Monday, November 21, 2016

Hurricane Otto (2016)

Storm Active: November 21-26

On November 12, a trough of low pressure making its way across the Caribbean stalled in the southwestern part of the sea north of Panama. The system organized very gradually without moving significantly over a period of many days. Thunderstorm activity increased on the 14th, leading to the formation of a low pressure the next day. The low drifted toward the coastline of Central America, halted, and reversed direction over the following couple of days, while conditions became less favorable and disorganized the system. However, it was still over the same region of warm waters on November 19 when conditions began to improve and the circulation became better defined. On November 20, the low deepened and was better defined still, but thunderstorm activity remained too weak for a tropical cyclone classification. Finally, early on November 21, Tropical Depression Sixteen formed in the southwestern Caribbean.

Located over warm ocean waters and surrounded by an environment of diminishing upper-level winds, the cyclone steadily strengthened. That afternoon, it was upgraded to Tropical Storm Otto. Otto was meanwhile trapped in an area of very weak steering currents and barely moved that day, managing only a slow southward drift. But while the system was nearly stationary, its structure improved considerably: strong thunderstorm activity increased and large curved banding features formed overnight. By midmorning of November 22, Otto was close to hurricane strength and its southern quadrant was bringing heavy rains to the northern coast of Panama. A little more intensification that afternoon resulted in Otto becoming a category 1 hurricane, breaking the record for latest hurricane formation in the Caribbean Sea set by Martha in 1969. Meanwhile, the system began to slowly move westward as a ridge established itself to the north.

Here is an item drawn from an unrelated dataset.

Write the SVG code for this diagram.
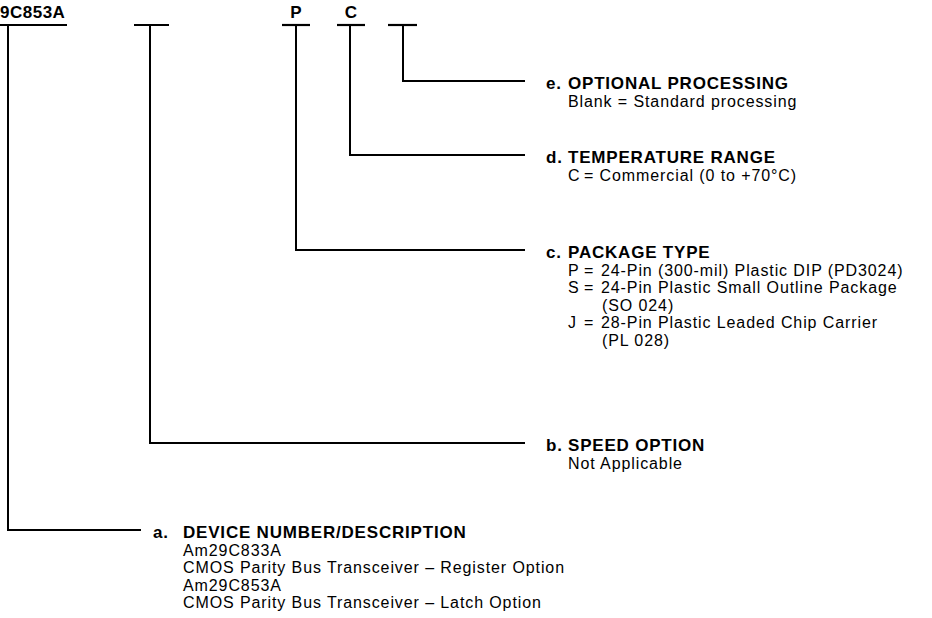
<svg xmlns="http://www.w3.org/2000/svg" width="932" height="618" viewBox="0 0 932 618">
<style>
  text { font-family: "Liberation Sans", Arial, Helvetica, sans-serif; font-size: 16px; letter-spacing: 0.9px; fill: #000; }
  .b { font-weight: bold; font-size: 17px; letter-spacing: 0.8px; }
  .ln { stroke: #000; stroke-width: 2; fill: none; }
  .bar { stroke: #000; stroke-width: 2.2; }
</style>
<rect width="932" height="618" fill="#fff"/>

<g id="fields">
  <g id="field-device">
    <text class="b" x="0" y="18" style="letter-spacing:0.5px">9C853A</text>
    <line class="bar" x1="0" y1="25" x2="67" y2="25"/>
  </g>
  <g id="field-speed">
    <line class="bar" x1="134" y1="25" x2="169" y2="25"/>
  </g>
  <g id="field-package">
    <text class="b" x="296" y="18" text-anchor="middle" style="letter-spacing:0">P</text>
    <line class="bar" x1="282" y1="25" x2="310" y2="25"/>
  </g>
  <g id="field-temp">
    <text class="b" x="351" y="18" text-anchor="middle" style="letter-spacing:0">C</text>
    <line class="bar" x1="337" y1="25" x2="365" y2="25"/>
  </g>
  <g id="field-processing">
    <line class="bar" x1="388" y1="25" x2="417" y2="25"/>
  </g>
</g>

<g id="connectors">
  <path class="ln" d="M8,25 V530 H141"/>
  <path class="ln" d="M150,25 V443 H525"/>
  <path class="ln" d="M296,25 V250 H525"/>
  <path class="ln" d="M350,25 V155 H525"/>
  <path class="ln" d="M403,25 V81 H525" stroke-width="2.5"/>
</g>

<g id="node-e">
  <text class="b" x="546" y="89">e.</text>
  <text class="b" x="568" y="89">OPTIONAL PROCESSING</text>
  <text x="568" y="106.5">Blank = Standard processing</text>
</g>

<g id="node-d">
  <text class="b" x="546" y="163">d.</text>
  <text class="b" x="568" y="163">TEMPERATURE RANGE</text>
  <text x="568" y="180.5">C</text>
  <text x="584" y="180.5">= Commercial (0 to +70°C)</text>
</g>

<g id="node-c">
  <text class="b" x="546" y="258">c.</text>
  <text class="b" x="568" y="258">PACKAGE TYPE</text>
  <text x="568" y="275.5">P</text>
  <text x="584" y="275.5">=</text>
  <text x="601" y="275.5">24-Pin (300-mil) Plastic DIP (PD3024)</text>
  <text x="568" y="293">S</text>
  <text x="584" y="293">=</text>
  <text x="601" y="293">24-Pin Plastic Small Outline Package</text>
  <text x="602" y="310.5">(SO 024)</text>
  <text x="568" y="328">J</text>
  <text x="584" y="328">=</text>
  <text x="601" y="328">28-Pin Plastic Leaded Chip Carrier</text>
  <text x="602" y="345.5">(PL 028)</text>
</g>

<g id="node-b">
  <text class="b" x="546" y="451">b.</text>
  <text class="b" x="568" y="451">SPEED OPTION</text>
  <text x="568" y="468.5">Not Applicable</text>
</g>

<g id="node-a">
  <text class="b" x="153" y="538">a.</text>
  <text class="b" x="183" y="538">DEVICE NUMBER/DESCRIPTION</text>
  <text x="183" y="555.5">Am29C833A</text>
  <text x="183" y="573">CMOS Parity Bus Transceiver – Register Option</text>
  <text x="183" y="590.5">Am29C853A</text>
  <text x="183" y="608">CMOS Parity Bus Transceiver – Latch Option</text>
</g>
</svg>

The next day, wind shear and dry air weakened Otto slightly back to a tropical storm. This setback was temporary, however, as atmospheric moisture was increasing, and a large burst of intense convection that evening restored hurricane strength. Otto was also moving more steadily westward toward the Central American coast by this time as the ridge amplified. Tropical storm conditions began to affect southeastern Nicaragua and northeastern Costa Rica by the early morning hours of November 24. Around the same time, Otto quickly developed an eye feature and intensified into a Category 2 hurricane, reaching its peak intensity with 110 mph winds and a central pressure of 975 mb. With this intensification, Otto became the latest forming category 2 hurricane on record in the Atlantic basin. A few hours later, around 1 pm EST, Otto made landfall just north of the border of Nicaragua and Costa Rica. This was also the southernmost hurricane landfall in Central America on record. As a result, the storm affected some areas less prepared for landfalling hurricanes.

Soon, however, land interaction began to quickly weaken Otto. By the evening of the 24th it had weakened to a tropical storm. The weakened system, now moving more quickly westward, emerged into the East Pacific basin overnight. The Pacific waters were fairly warm, but Otto faced dry air and significant wind shear. It moved steadily just south of west and weakened until dissipation occurred on November 26.

The above image shows Hurricane Otto at category 2 intensity just before landfall.

Otto's track was unusual in many respects. In addition to becoming the southernmost landfalling Central America hurricane ever recorded, it was also the first cyclone to survive crossing from the Atlantic to the Pacific since 1996.